6 of 448 comments (clear)

  1. Re:Multiple credit cards by Chris+Mattern · · Score: 4, Informative

    Nothing, really, since the bank will eat the costs of the fraud. It's annoying, yes, and it's a bit of a hassle, but generally you aren't buying much of value for that $3.

    For Mr. Hiroshima, that $3 would have apparently bought him continued ownership of his single-letter Twitter account.

  2. Re:"Social engineering" by Anonymous Coward · · Score: 0, Informative

    Just admit it. You are an idiot for not reading the story and then making stupid assumptions about who did what.

  3. Re:lawsuit by bill_mcgonigle · · Score: 4, Informative

    Patience may be rewarded. Somebody will start using @N at some point, and that person will have a money trail to the criminal.

    --
    My God, it's Full of Source!
    OUTSIDE_IP=$(dig +short my.ip @outsideip.net)
  4. Re:the moral of the story by Em+Adespoton · · Score: 5, Informative

    They gave away the last four digits of the guy's credit card to a stranger...

    Not to defend PayPal, but the last 4 digits are often not treated as particularly secret. They put it on your credit receipts, many sites show them to help you figure out which card you have registered with them... Yeah, PayPal shouldn't be giving it out, but GoDaddy really really shouldn't be using it as some sort of ID verification. One of these is kinda dumb, the other is weapons-grade dumb.

    I know it's common practice, but it really shouldn't be -- the last four digits of your credit card number are really 3 digits plus the Luhn check. That means that with that string, you can test out all the number combinations and arrive at a significantly narrowed set of possible credit card numbers.

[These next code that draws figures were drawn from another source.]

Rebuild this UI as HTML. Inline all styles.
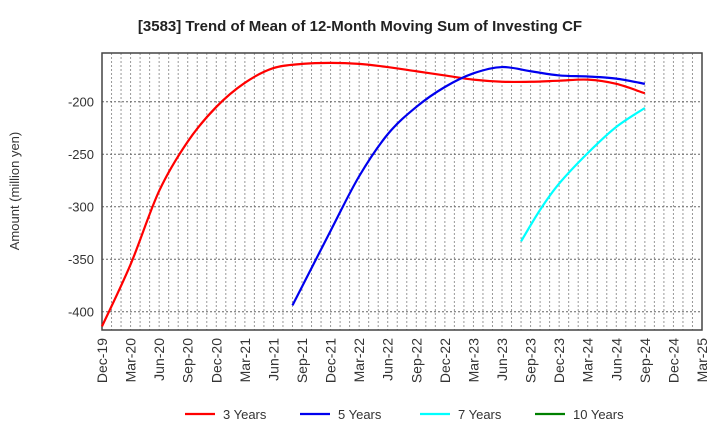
<!DOCTYPE html>
<html><head><meta charset="utf-8"><style>
body{margin:0;background:#fff;font-family:"Liberation Sans",Arial,sans-serif;}
</style></head><body>
<svg width="720" height="440" xmlns="http://www.w3.org/2000/svg" font-family="Liberation Sans, Arial, sans-serif">
<text x="360" y="31" text-anchor="middle" font-size="15" font-weight="bold" fill="#222">[3583]  Trend of Mean of 12-Month Moving Sum of Investing CF</text>
<text transform="translate(19,191) rotate(-90)" text-anchor="middle" font-size="13" fill="#333">Amount (million yen)</text>
<g id="grid"></g>
<g id="axes"></g>
<g id="series"></g>
<g id="legend"></g>
</svg>
<script>
const xLabels=["Dec-19","Mar-20","Jun-20","Sep-20","Dec-20","Mar-21","Jun-21","Sep-21","Dec-21","Mar-22","Jun-22","Sep-22","Dec-22","Mar-23","Jun-23","Sep-23","Dec-23","Mar-24","Jun-24","Sep-24","Dec-24","Mar-25"];
const yTicks=[-200,-250,-300,-350,-400];
const m3=[0,3,6,9,12,15,18,21,24,27,30,33,36,39,42,45,48,51,54,57];
const v3=[-414,-355,-285,-238,-205,-182,-168,-164,-163,-164,-167,-171,-175,-179,-181,-181,-180,-179,-183,-192];
const m5=[20,24,27,30,33,36,39,42,45,48,51,54,57];
const v5=[-394,-323,-271,-231,-205,-186,-173,-167,-171,-175,-176,-178,-183];
const m7=[44,46,48,51,54,57];
const v7=[-333,-303,-278,-249,-224,-206];
const m10=[];const v10=[];
const X0=102,X1=702,Y0=53,Y1=330,NM=63;
const xs=m=>X0+m*(X1-X0)/NM;
const ys=v=>101.7+(-200-v)*1.05;
const NS="http://www.w3.org/2000/svg";
function mk(t,a,p){const e=document.createElementNS(NS,t);for(const k in a)e.setAttribute(k,a[k]);p.appendChild(e);return e;}
const grid=document.getElementById('grid'),axes=document.getElementById('axes'),ser=document.getElementById('series'),leg=document.getElementById('legend');
for(let m=1;m<NM;m++){const l=mk('line',{x1:xs(m),x2:xs(m),y1:Y0,y2:Y1,stroke:'#999','stroke-dasharray':'2,2','stroke-width':1},grid);

}
yTicks.forEach(v=>{const l=mk('line',{x1:X0,x2:X1,y1:ys(v),y2:ys(v),stroke:'#666','stroke-dasharray':'2,2','stroke-width':1},grid);


const t=mk('text',{x:X0-8,y:ys(v)+5,'text-anchor':'end','font-size':13,fill:'#333'},axes);t.textContent=v;

});
const fr=mk('rect',{x:X0,y:Y0,width:X1-X0,height:Y1-Y0,fill:'none',stroke:'#444','stroke-width':1.5},axes);


xLabels.forEach((s,i)=>{const x=xs(i*3);const t=mk('text',{transform:`translate(${x+5},338) rotate(-90)`,'text-anchor':'end','font-size':14,fill:'#333'},axes);t.textContent=s;

});
function path(ms,vs){const p=ms.map((m,i)=>[xs(m),ys(vs[i])]);if(p.length<2)return '';let d=`M${p[0][0]},${p[0][1]}`;
for(let i=0;i<p.length-1;i++){const a=p[i-1]||p[i],b=p[i],c=p[i+1],e=p[i+2]||c;
d+=` C${b[0]+(c[0]-a[0])/6},${b[1]+(c[1]-a[1])/6} ${c[0]-(e[0]-b[0])/6},${c[1]-(e[1]-b[1])/6} ${c[0]},${c[1]}`;}return d;}
const S=[["3 Years",m3,v3,"#ff0000"],["5 Years",m5,v5,"#0000ee"],["7 Years",m7,v7,"#00ffff"],["10 Years",m10,v10,"#008000"]];
const lx=[185,300,420,535];
S.forEach((s,i)=>{const d=path(s[1],s[2]);if(d){const p=mk('path',{d:d,fill:'none',stroke:s[3],'stroke-width':2.2},ser);

}
const l=mk('line',{x1:lx[i],x2:lx[i]+30,y1:414,y2:414,stroke:s[3],'stroke-width':2.2},leg);


const t=mk('text',{x:lx[i]+38,y:419,'font-size':13,fill:'#333'},leg);t.textContent=s[0];

});
</script>
</body></html>
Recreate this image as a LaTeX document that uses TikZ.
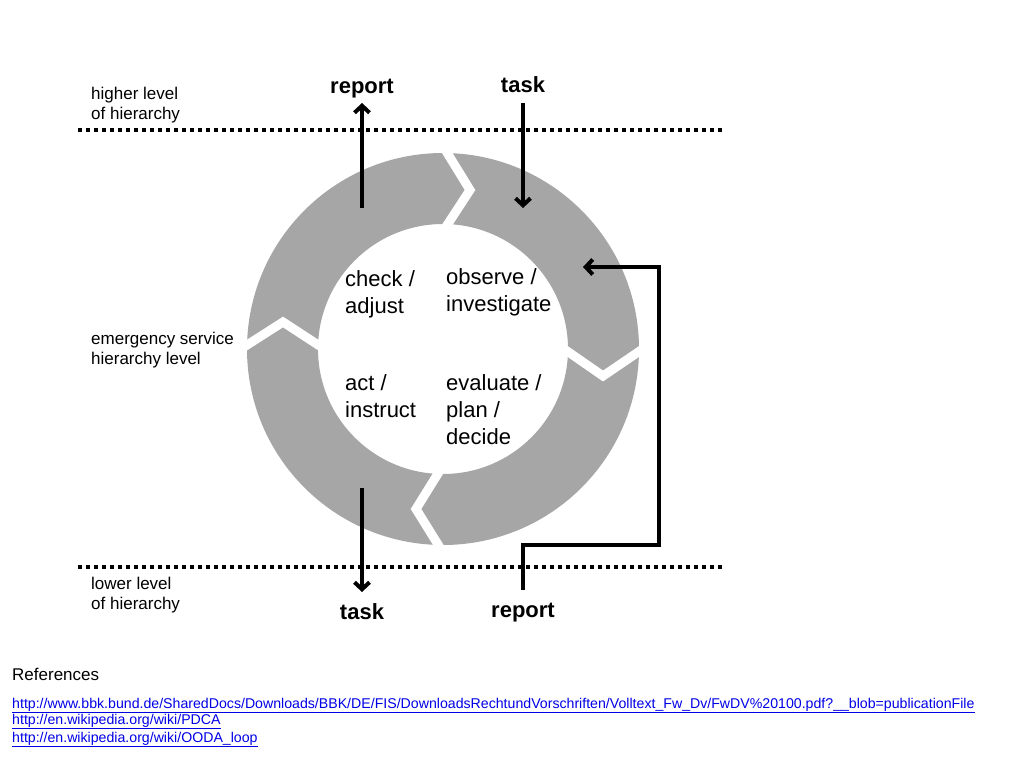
\documentclass[tikz,border=0pt]{standalone}
\usepackage{fontspec}
\setmainfont{Liberation Sans}
\usetikzlibrary{arrows.meta,calc}
\definecolor{ringgray}{RGB}{166,166,166}
\definecolor{linkblue}{RGB}{0,0,230}
\begin{document}
\begin{tikzpicture}[x=1pt,y=-1pt,
  small/.style={font=\fontsize{17}{20}\selectfont, anchor=base west, align=left, inner sep=0pt},
  stage/.style={font=\fontsize{22}{27}\selectfont, anchor=base west, align=left, inner sep=0pt},
  flowlabel/.style={font=\fontsize{22}{26}\selectfont\bfseries, anchor=base, inner sep=0pt},
  linktext/.style={font=\fontsize{14.15}{17}\selectfont, anchor=base west, inner sep=0pt, text=linkblue},
  levelline/.style={line width=4pt, dash pattern=on 4pt off 4pt},
  flow/.style={line width=4pt, -{Straight Barb[length=7pt,width=15pt,line width=4pt]}},
  gap/.style={white, line width=9pt, line join=miter}
]
\useasboundingbox (0,0) rectangle (1024,768);

% ring
\coordinate (C) at (443,349);
\fill[ringgray, even odd rule] (C) circle (196) (C) circle (125);

% gaps (chevrons)
\coordinate (gTo) at (438,138); \coordinate (gTt) at (470,190); \coordinate (gTi) at (438,239);
\coordinate (gRo) at (653,342); \coordinate (gRt) at (603,376); \coordinate (gRi) at (554,342);
\coordinate (gBi) at (447,459); \coordinate (gBt) at (416,509); \coordinate (gBo) at (447,559);
\coordinate (gLo) at (233,354); \coordinate (gLt) at (283,322); \coordinate (gLi) at (332,354);
\draw[gap] (gTo) -- (gTt) -- (gTi);
\draw[gap] (gRo) -- (gRt) -- (gRi);
\draw[gap] (gBi) -- (gBt) -- (gBo);
\draw[gap] (gLo) -- (gLt) -- (gLi);

% level lines
\coordinate (hlA) at (78,130); \coordinate (hlB) at (722,130);
\coordinate (llA) at (78,567); \coordinate (llB) at (722,567);
\draw[levelline] (hlA) -- (hlB);
\draw[levelline] (llA) -- (llB);

% level labels (anchor = baseline of last line)
\node[small] (higher) at (91,119) {higher level\\of hierarchy};
\node[small] (emerg) at (91,364) {emergency service\\hierarchy level};
\node[small] (lower) at (91,609) {lower level\\of hierarchy};

% stage labels
\node[stage] (check) at (345,313) {check /\\adjust};
\node[stage] (observe) at (446,311) {observe /\\investigate};
\node[stage] (act) at (345,417) {act /\\instruct};
\node[stage] (evaluate) at (446,444) {evaluate /\\plan /\\decide};

% flow labels
\node[flowlabel] (reportUp) at (362,93) {report};
\node[flowlabel] (taskIn) at (523,92) {task};
\node[flowlabel] (taskDown) at (362,619) {task};
\node[flowlabel] (reportIn) at (523,617) {report};

% flow arrows
\coordinate (rU0) at (362,208); \coordinate (rU1) at (362,103);
\coordinate (tI0) at (523,103); \coordinate (tI1) at (523,208);
\coordinate (tD0) at (362,488); \coordinate (tD1) at (362,592);
\coordinate (rI0) at (523,590); \coordinate (rI1) at (523,545);
\coordinate (rI2) at (659,545); \coordinate (rI3) at (659,267);
\coordinate (rI4) at (583,267);
\draw[flow] (rU0) -- (rU1);
\draw[flow] (tI0) -- (tI1);
\draw[flow] (tD0) -- (tD1);
\draw[flow, line join=miter] (rI0) -- (rI1) -- (rI2) -- (rI3) -- (rI4);

% references
\node[small] (refs) at (12,680) {References};
\node[linktext] (link1) at (12,708) {\underline{http://www.bbk.bund.de/SharedDocs/Downloads/BBK/DE/FIS/DownloadsRechtundVorschriften/Volltext\_Fw\_Dv/FwDV\%20100.pdf?\_\_blob=publicationFile}};
\node[linktext] (link2) at (12,724) {\underline{http://en.wikipedia.org/wiki/PDCA}};
\node[linktext] (link3) at (12,742) {\underline{http://en.wikipedia.org/wiki/OODA\_loop}};
\end{tikzpicture}
\end{document}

    Take for example American Express -- the first 4 digits are known (they're the card ID). If you give away the last four digits, that's 3 digits and Luhn. That means that you now have only 8 unknown digits, and they have to be in a permutation that totals with the other 7 digits to the proper Luhn total. In effect, this means that you can also reliably guess the 5th and 12th digit (as they're paired with the known digits and have an extremely limited set of permutations for the remaining 6 -- only a few hundred for in-my-head calculations.

    That may still sound like a lot, but it means that if you have access to the last four digits of 1,000 cards, you're likely going to get the correct card number on the first try on a significant portion of them.

    Summary: the last number of a credit card shouldn't be given out, as it tells a lot more about the entire number than it appears at first glance.

  5. Re:the moral of the story by Obfuscant · · Score: 5, Informative

    I know it's common practice, but it really shouldn't be -- the last four digits of your credit card number are really 3 digits plus the Luhn check. That means that with that string, you can test out all the number combinations and arrive at a significantly narrowed set of possible credit card numbers.

    It doesn't matter where the check digit is, the fact that it exists changes a 16 digit number into a 15 digit one. (And AMEX is an exception, they're only 15 to start with.) I can give you three digits and the "check" and you will need to guess the other 7 (because one of the 8 is constricted by checksum), or I give you four digits and you guess 7 more and calculate the check.

    Once you have the bank and the last four, it is still 7 you get to guess at and the 8th is still limited by having to meet the check.

    but it means that if you have access to the last four digits of 1,000 cards, you're likely going to get the correct card number on the first try on a significant portion of them.

    One in 10 to the 7th power for each one, right on the first guess, assuming you know the first four from the bank for each one. Let's see, the chance of getting it wrong is 1-1e7, so getting all 1000 wrong is (1-1e7)^1000. I get 0.99990. Very close to 1, but about 1/10,000. Odds say you won't get any of them right on the first guess.

    And of course, now that I look up the actual Luhn algorithm it is clear that giving you the check digit actually doesn't help you as much as giving you one of the real digits would. If you have to guess 8 digits that match the check I've given you, you will get false positives for all the failure modes listed in the reference, but if I give you an extra digit you'll have one less digit to get wrong.

  6. Re:the moral of the story by Anonymous Coward · · Score: 2, Informative

    I lost my original (since beta) Gmail address (and subsequently my WoW account) a couple years ago and could not find a single way to contact a real person about it. All I got was a webform asking me silly questions like "What month/year did you create your account?", "What was the email address of the person that invited you?", and even "Enter the email of 5 frequently emailed contacts".

    I understand they have a huge userbase and can't possibly tend to ever lost account personally, but it was still a kick in the guts to resign myself to creating a new account.